Let $g_1 (x)=\frac{1}{e^{\frac{1}{x}}}, g_2 \equiv 0.$ Can someone please explain to me how to show, that the function $f:\mathbb{R} \rightarrow \mathbb{R},\ x \mapsto \begin{cases} g_1 (x) & x>0\\ g_2 (x) & \text{else}\\ \end{cases} $ is in $C^ \infty(\mathbb{R})$ ?
I wasn't even able to manage to prove that $f|_{(0,\infty)}$ is in $C^ \infty(0,\infty)$ (let alone to prove that all derivatives exist in $0$, which actually seems to me to be the key point), since I wasn't able to guess a general formula for calculating the derivatives (which I did for some values using a CAS), because it just gets horrible complicated after the fourth derivative; my idea was to succesively calculate the derivatives using the chain, sum and product rule and to prove that way, that the function ought to be in $C^ \infty(\mathbb{R})$. Is there maybe a sleeker way to achieve this ?
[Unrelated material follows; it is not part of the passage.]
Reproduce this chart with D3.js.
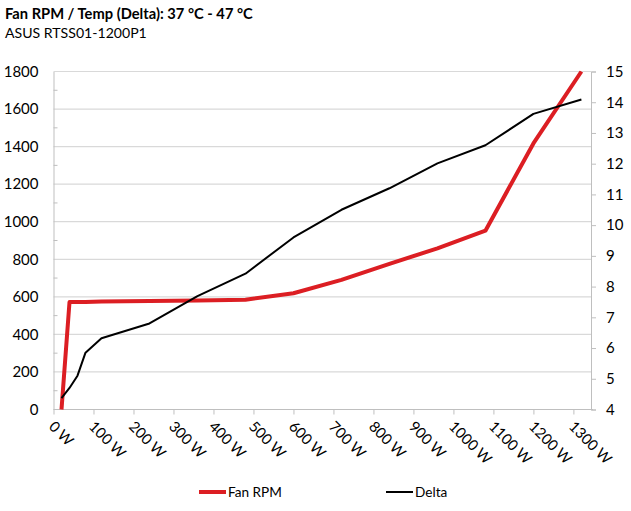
<!DOCTYPE html>
<html><head><meta charset="utf-8">
<script src="https://cdn.jsdelivr.net/npm/d3@7"></script>
<style>body{margin:0;background:#fff}svg{display:block}text{font-family:Lato,"Open Sans",sans-serif}</style>
</head><body><svg id="c" width="631" height="511"></svg>
<script>
const title = "Fan RPM / Temp (Delta): 37 °C - 47 °C";
const subtitle = "ASUS RTSS01-1200P1";
const loadW = [20, 40, 60, 80, 120, 240, 360, 480, 600, 720, 840, 960, 1080, 1200, 1320];
const fanRPM = [0, 572, 572, 573, 575, 578, 581, 585, 619, 690, 776, 858, 952, 1417, 1800];
const deltaC = [4.37, 4.7, 5.1, 5.85, 6.32, 6.8, 7.69, 8.42, 9.6, 10.5, 11.2, 12.01, 12.6, 13.62, 14.09];
const xTicks = [0,100,200,300,400,500,600,700,800,900,1000,1100,1200,1300];
const yLeftTicks = [0,200,400,600,800,1000,1200,1400,1600,1800];
const yRightTicks = [4,5,6,7,8,9,10,11,12,13,14,15];
const seriesNames = ["Fan RPM", "Delta"];

const svg = d3.select("#c");
const L = 53.5, R = 591, T = 71.5, B = 409.5;
const x = d3.scaleLinear().domain([0, 1344]).range([L, R]);
const yL = d3.scaleLinear().domain([0, 1800]).range([B, T]);
const yR = d3.scaleLinear().domain([4, 15]).range([B, T]);

svg.append("text").attr("x", 5).attr("y", 19).attr("font-size", 14.7).attr("font-weight", "bold").attr("fill", "#000").text(title);
svg.append("text").attr("x", 5).attr("y", 38).attr("font-size", 14.1).attr("fill", "#000").text(subtitle);

// gridlines
svg.append("g").selectAll("line").data(yLeftTicks.filter(d=>d>0)).join("line")
  .attr("x1", L).attr("x2", R).attr("y1", d=>yL(d)).attr("y2", d=>yL(d))
  .attr("stroke", "#d9d9d9").attr("stroke-width", 1.2);

// left axis
const gl = svg.append("g").attr("transform", `translate(${L},0)`)
  .call(d3.axisLeft(yL).tickValues(yLeftTicks).tickSize(0).tickPadding(15).tickFormat(d3.format("d")));
gl.select(".domain").attr("stroke", "#bfbfbf");
gl.selectAll("text").attr("font-size", 15).attr("fill", "#000").attr("font-family", "Lato");
// minor ticks left
svg.append("g").selectAll("line").data(d3.range(100, 1800, 200)).join("line")
  .attr("x1", L).attr("x2", L+4).attr("y1", d=>yL(d)).attr("y2", d=>yL(d)).attr("stroke", "#bfbfbf");

// right axis
const gr = svg.append("g").attr("transform", `translate(${R},0)`)
  .call(d3.axisRight(yR).tickValues(yRightTicks).tickSize(5).tickPadding(10));
gr.select(".domain").attr("stroke", "#bfbfbf");
gr.selectAll(".tick line").attr("stroke", "#bfbfbf");
gr.selectAll("text").attr("font-size", 15).attr("fill", "#000").attr("font-family", "Lato");

// bottom axis
const gb = svg.append("g").attr("transform", `translate(0,${B})`)
  .call(d3.axisBottom(x).tickValues(xTicks).tickSize(5).tickFormat(d=>d+" W"));
gb.select(".domain").attr("stroke", "#bfbfbf").attr("d", `M${L},0H${R+2}`);
gb.selectAll(".tick line").attr("stroke", "#bfbfbf");
gb.selectAll("text").attr("font-size", 14.8).attr("fill", "#000").attr("font-family", "Lato")
  .attr("text-anchor", "start").attr("dy", null).attr("y", 0)
  .attr("transform", "translate(-6,18) rotate(45)");

// lines
svg.append("clipPath").attr("id", "pc").append("rect").attr("x", L).attr("y", T-1).attr("width", R-L).attr("height", B-T+2);
const pts = loadW.map((w,i)=>({w, rpm: fanRPM[i], d: deltaC[i]}));
svg.append("path").datum(pts).attr("clip-path", "url(#pc)")
  .attr("d", d3.line().x(p=>x(p.w)).y(p=>yL(p.rpm)))
  .attr("fill", "none").attr("stroke", "#dc1e23").attr("stroke-width", 4).attr("stroke-linejoin", "round");
svg.append("path").datum(pts)
  .attr("d", d3.line().x(p=>x(p.w)).y(p=>yR(p.d)))
  .attr("fill", "none").attr("stroke", "#000").attr("stroke-width", 2).attr("stroke-linejoin", "round");

// legend
const lg = svg.append("g");
const legendItems = [{name: seriesNames[0], color: "#dc1e23", w: 4, x: 199}, {name: seriesNames[1], color: "#000", w: 2, x: 386}];
legendItems.forEach(it=>{
  lg.append("line").attr("x1", it.x).attr("x2", it.x+27).attr("y1", 492).attr("y2", 492).attr("stroke", it.color).attr("stroke-width", it.w);
  lg.append("text").attr("x", it.x+29).attr("y", 497).attr("font-size", 13.6).attr("fill", "#000").text(it.name);
});
</script></body></html>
Afterswards I should use $f$ to prove that $F:\mathbb{R}^k\rightarrow \mathbb{R}, \ (x_1,\ldots,x_k) \mapsto \begin{cases} G_1 (x_1,\ldots,x_k) & |(x_1,\ldots,x_k)|<1\\ g_2 (x) & \text{else}\\ \end{cases} $
is also in $C^ \infty(\mathbb{R^k})$ , for $G_1 (x_1,\ldots,x_k)=e^{-\frac{1}{1-|(x_1,\ldots,x_k)|^2}}$. The only thing that came to my mind for this, was to maybe try prove that all partial derivatives of all orders of $F$ are continuously differentiable, since that would imply that $F$ would be smooth and that $F(x_1,\ldots,x_k)=f(1-|(x_1,\ldots,x_k)|^2),$ but I'm not sure about that.